Away from the river, wild mountain landscapes make for excellent hiking, the prime spots being Anhui’s Huang Shan, followed by Zhangjiajie National Forest Reserve in Hunan’s far west. Pilgrims also have a selection of Buddhist and Taoist holy mountains to scale – Hubei’s Wudang Shan is outstanding – and less dedicated souls can find pleasant views at the mountain resort town of Lushan in Jiangxi.
In theory, getting around isn’t a problem, as high-speed rail lines and highways link all but the remotest of corners. Autumn is probably the most pleasant time of year, though even winters are generally mild, but near-constant rains and consequential lowland flooding plague the summer months.

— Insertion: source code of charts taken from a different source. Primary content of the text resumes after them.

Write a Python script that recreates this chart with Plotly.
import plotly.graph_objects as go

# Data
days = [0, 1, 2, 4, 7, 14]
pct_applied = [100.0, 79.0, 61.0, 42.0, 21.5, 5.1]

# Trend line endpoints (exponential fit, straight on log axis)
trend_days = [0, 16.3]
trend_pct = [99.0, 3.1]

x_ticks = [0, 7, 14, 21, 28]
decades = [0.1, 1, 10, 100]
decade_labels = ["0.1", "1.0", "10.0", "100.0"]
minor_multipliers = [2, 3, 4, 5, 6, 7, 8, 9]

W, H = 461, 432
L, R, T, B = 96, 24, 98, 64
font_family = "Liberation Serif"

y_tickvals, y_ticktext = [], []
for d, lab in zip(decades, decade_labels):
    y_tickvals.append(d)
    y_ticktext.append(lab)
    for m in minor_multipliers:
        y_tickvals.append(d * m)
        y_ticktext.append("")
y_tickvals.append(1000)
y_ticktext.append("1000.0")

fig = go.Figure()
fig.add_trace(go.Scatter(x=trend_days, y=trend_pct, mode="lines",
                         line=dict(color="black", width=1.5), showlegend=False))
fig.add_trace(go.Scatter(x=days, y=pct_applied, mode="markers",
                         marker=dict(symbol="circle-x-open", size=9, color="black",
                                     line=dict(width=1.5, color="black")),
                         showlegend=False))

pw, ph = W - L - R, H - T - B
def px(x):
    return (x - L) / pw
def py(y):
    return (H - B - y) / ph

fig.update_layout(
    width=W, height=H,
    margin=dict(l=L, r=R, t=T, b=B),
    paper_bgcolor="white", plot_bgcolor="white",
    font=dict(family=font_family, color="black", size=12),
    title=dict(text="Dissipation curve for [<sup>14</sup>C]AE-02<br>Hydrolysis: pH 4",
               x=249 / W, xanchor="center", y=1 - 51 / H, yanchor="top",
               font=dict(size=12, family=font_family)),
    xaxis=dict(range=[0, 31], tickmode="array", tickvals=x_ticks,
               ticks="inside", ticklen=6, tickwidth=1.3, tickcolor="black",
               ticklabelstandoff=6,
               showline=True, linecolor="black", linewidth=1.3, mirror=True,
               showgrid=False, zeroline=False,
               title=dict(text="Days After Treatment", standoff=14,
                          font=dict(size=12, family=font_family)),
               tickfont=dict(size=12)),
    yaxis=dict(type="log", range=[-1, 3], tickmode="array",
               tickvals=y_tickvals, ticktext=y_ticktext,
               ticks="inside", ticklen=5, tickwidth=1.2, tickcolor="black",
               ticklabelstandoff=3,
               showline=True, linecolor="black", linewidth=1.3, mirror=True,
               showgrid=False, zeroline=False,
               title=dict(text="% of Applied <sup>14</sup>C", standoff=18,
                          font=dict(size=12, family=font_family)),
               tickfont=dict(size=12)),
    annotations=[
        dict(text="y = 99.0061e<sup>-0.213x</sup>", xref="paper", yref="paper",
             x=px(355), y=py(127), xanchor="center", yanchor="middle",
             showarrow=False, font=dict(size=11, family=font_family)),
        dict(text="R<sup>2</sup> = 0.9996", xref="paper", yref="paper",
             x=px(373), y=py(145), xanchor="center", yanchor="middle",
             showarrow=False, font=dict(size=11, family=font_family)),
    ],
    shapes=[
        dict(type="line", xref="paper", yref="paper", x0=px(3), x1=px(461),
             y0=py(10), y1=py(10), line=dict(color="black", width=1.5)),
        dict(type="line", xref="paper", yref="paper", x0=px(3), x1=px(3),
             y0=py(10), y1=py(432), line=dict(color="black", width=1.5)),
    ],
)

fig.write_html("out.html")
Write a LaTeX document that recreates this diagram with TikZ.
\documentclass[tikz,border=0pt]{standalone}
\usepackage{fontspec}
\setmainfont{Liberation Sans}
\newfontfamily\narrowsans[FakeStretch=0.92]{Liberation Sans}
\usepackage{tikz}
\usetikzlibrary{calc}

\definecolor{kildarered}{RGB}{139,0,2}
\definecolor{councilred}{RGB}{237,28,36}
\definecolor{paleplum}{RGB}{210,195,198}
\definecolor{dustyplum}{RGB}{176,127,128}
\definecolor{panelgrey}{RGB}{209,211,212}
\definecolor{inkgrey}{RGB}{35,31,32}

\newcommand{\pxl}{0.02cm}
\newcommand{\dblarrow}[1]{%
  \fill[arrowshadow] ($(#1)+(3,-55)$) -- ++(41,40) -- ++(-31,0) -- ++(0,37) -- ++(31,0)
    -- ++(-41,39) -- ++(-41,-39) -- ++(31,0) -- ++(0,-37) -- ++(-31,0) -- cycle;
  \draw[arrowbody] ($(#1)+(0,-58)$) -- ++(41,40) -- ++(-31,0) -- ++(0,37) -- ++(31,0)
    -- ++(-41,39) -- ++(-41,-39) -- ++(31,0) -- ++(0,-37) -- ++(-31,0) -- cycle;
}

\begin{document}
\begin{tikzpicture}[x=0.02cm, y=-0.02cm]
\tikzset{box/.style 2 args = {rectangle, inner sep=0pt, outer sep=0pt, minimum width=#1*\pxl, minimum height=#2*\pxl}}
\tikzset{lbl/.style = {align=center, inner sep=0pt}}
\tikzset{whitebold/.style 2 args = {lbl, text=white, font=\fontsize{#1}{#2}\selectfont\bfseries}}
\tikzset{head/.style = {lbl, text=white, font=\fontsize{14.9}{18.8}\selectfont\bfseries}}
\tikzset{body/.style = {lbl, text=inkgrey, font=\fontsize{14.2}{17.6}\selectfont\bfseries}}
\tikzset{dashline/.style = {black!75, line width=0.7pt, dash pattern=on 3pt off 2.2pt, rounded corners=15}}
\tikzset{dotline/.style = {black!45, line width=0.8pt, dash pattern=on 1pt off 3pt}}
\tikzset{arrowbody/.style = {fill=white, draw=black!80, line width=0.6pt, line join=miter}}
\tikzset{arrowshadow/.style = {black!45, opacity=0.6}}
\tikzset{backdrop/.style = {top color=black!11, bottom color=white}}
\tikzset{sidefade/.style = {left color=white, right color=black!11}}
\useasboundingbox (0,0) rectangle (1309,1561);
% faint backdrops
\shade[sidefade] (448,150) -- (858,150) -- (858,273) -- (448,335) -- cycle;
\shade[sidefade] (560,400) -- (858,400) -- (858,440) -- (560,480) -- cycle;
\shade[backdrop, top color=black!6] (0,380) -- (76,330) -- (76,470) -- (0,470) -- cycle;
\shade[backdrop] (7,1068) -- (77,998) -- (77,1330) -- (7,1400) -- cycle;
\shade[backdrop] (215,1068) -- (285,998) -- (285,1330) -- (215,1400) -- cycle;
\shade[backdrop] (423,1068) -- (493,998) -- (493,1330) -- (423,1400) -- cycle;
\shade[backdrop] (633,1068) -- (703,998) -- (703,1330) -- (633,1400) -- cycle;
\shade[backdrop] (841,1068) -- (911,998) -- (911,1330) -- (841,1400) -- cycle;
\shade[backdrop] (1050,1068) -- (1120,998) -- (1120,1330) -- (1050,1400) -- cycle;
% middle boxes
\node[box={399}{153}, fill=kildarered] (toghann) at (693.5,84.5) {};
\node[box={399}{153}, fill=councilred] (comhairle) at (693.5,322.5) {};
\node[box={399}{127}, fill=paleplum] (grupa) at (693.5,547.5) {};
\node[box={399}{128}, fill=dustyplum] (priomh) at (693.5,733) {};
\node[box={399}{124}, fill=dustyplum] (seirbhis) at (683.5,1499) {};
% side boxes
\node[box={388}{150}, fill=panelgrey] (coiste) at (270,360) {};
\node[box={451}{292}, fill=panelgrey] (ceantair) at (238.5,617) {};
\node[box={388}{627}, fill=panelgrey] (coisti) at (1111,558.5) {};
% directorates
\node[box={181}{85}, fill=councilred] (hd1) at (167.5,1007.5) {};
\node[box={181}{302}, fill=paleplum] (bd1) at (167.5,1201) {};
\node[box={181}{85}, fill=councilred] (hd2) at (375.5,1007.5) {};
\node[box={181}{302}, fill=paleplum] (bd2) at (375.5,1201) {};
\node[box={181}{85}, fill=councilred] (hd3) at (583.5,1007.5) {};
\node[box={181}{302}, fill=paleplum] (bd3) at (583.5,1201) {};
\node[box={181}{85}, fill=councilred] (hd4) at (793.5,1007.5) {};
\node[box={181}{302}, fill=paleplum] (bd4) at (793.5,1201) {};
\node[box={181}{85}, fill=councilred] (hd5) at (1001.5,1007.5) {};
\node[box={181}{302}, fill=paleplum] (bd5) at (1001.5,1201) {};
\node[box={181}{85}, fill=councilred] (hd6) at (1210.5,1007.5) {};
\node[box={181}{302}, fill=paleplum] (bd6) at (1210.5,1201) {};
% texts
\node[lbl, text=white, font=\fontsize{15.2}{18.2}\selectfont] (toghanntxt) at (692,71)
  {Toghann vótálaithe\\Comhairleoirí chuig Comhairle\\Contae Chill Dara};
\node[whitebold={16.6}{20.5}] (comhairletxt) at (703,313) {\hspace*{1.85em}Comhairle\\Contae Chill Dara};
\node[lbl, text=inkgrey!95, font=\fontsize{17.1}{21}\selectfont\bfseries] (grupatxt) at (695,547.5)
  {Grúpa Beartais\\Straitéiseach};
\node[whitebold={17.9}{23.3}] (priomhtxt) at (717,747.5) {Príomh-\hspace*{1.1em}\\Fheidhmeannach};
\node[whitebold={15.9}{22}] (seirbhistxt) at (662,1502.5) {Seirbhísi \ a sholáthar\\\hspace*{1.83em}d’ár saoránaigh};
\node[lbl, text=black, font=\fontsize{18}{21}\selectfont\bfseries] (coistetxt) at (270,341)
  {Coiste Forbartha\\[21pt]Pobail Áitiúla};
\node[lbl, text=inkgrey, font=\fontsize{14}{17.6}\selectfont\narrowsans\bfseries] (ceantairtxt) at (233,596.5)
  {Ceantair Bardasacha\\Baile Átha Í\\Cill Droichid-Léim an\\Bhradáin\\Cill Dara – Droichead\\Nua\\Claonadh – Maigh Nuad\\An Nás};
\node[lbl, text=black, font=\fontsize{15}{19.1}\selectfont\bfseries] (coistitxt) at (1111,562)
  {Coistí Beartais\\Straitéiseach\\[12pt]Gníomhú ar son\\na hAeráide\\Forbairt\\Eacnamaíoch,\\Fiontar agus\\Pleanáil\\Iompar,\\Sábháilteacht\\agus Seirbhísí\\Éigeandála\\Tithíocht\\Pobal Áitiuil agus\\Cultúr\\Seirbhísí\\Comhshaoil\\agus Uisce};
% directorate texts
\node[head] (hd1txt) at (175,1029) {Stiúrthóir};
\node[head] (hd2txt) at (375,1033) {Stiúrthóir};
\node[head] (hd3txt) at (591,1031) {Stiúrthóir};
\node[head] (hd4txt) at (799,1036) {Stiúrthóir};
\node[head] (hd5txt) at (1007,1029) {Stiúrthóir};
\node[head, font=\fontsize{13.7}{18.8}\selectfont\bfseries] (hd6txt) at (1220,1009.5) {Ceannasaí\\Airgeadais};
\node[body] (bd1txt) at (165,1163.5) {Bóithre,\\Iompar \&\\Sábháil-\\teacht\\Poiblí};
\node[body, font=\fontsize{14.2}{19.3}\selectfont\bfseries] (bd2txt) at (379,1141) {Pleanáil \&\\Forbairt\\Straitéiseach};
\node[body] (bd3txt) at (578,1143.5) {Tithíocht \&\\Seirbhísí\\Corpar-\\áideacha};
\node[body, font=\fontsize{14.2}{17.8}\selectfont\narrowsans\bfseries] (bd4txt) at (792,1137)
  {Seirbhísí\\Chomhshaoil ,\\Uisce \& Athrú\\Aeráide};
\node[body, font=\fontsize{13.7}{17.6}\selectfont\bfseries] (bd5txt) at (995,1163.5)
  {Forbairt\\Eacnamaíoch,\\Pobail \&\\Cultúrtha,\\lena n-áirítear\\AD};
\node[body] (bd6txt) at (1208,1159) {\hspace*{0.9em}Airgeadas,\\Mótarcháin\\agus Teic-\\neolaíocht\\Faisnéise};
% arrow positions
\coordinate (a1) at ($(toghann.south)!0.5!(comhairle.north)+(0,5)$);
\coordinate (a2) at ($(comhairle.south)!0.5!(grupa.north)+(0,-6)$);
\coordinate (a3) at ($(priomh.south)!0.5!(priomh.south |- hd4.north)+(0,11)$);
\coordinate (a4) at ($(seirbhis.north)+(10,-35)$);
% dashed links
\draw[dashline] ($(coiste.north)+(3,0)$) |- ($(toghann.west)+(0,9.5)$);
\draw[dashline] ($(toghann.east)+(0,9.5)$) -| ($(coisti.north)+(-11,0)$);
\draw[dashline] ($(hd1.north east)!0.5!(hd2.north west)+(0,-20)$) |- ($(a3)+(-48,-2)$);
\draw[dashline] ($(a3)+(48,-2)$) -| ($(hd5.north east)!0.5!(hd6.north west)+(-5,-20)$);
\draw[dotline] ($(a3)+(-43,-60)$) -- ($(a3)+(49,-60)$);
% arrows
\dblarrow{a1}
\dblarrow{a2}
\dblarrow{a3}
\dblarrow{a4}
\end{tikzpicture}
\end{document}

The demise of the Yangzi river dolphin
The baiji, or Yangzi river dolphin (白鲫豚, báijì tún), was once a common sight along the middle Yangzi, and one of only four freshwater dolphin species worldwide. The animals – 2.5m long, with a long thin snout and a stubby dorsal fin – were seen as a good omen by fishermen, lending their name to Anhui’s Baiji beer, which had their Latin name, Lipotes vexillifer, stamped on the bottle cap. But as China’s population expanded, new forms of fishing, industrial pollution, river traffic and dam projects quickly decimated the numbers of sonar-guided baiji. A six-week, 3200km survey in 2006 failed to find a single dolphin and they have since become the first aquatic mammal to be declared functionally extinct for the past 50 years.